Impact
The vulnerability occurs in the Linux kernel’s PCI endpoint code where the parameters in the unlink functions are swapped. When an unlink operation is performed on a PCI endpoint via configfs, the wrong argument order causes the kernel to misinterpret data and crash, resulting in a kernel fault and service interruption. The crash can lead to a full system reboot or loss of service for all users of that machine, representing a denial‑of‑service condition for local users who can access configfs. No remote exploitation path is described, so the impact is limited to local privileged or unprivileged access to the configfs interface.
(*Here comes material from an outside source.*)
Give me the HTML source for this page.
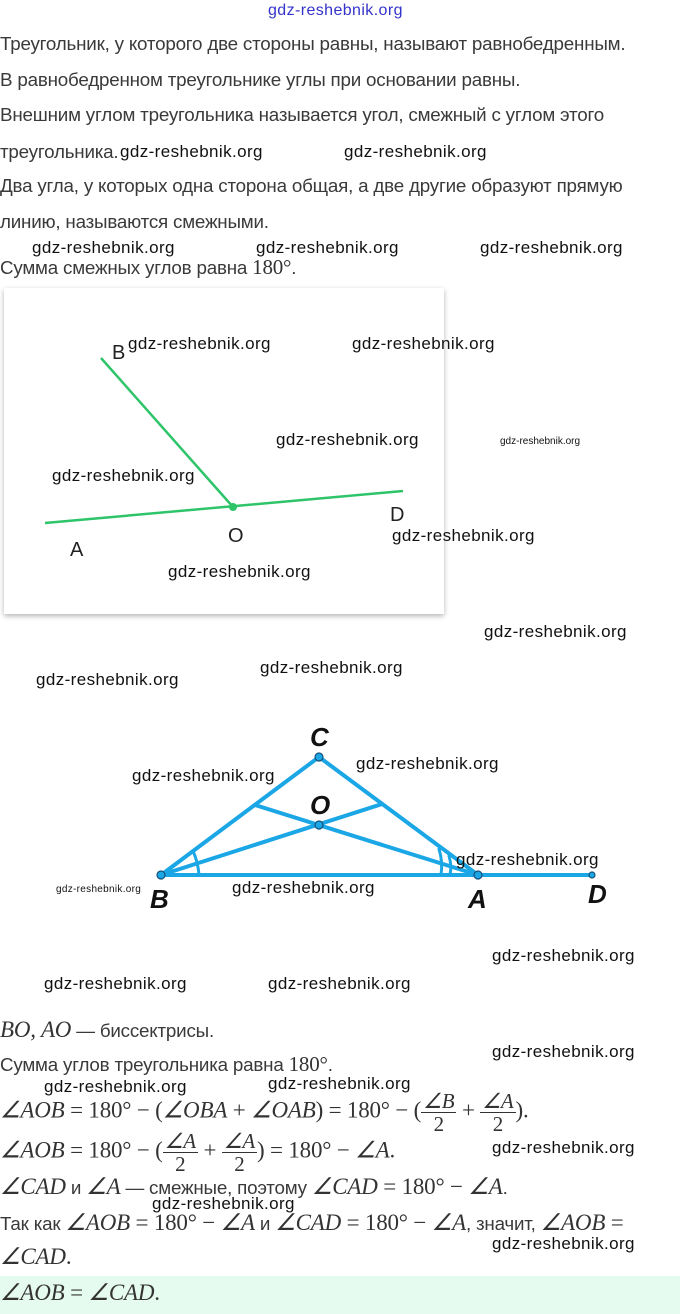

No exploits are currently known in the wild.
Affected Systems
Affected systems are all Linux kernel installations that include the pci_{primary/secondary}_epc_epf_unlink() functions, which is every kernel that is not yet patched to the latest stable release. The CVE references kernel commit logs that show the fix was merged into the mainline. Users running recent kernels that incorporate these commits are unaffected; older kernels remain vulnerable.
Risk and Exploitability
The CVSS score is not disclosed, and EPSS is not available, so specific exploitation probability is unknown. However, the kernel crash indicates a high impact if the vulnerability is triggered. Because the flaw is triggered by a configfs unlink command, the primary attack vector is local and requires write access to the PCI endpoint’s configfs directory. The lack of a KEV listing suggests no publicly known, active exploits, but the presence of a critical crash warrants caution and prompt patching.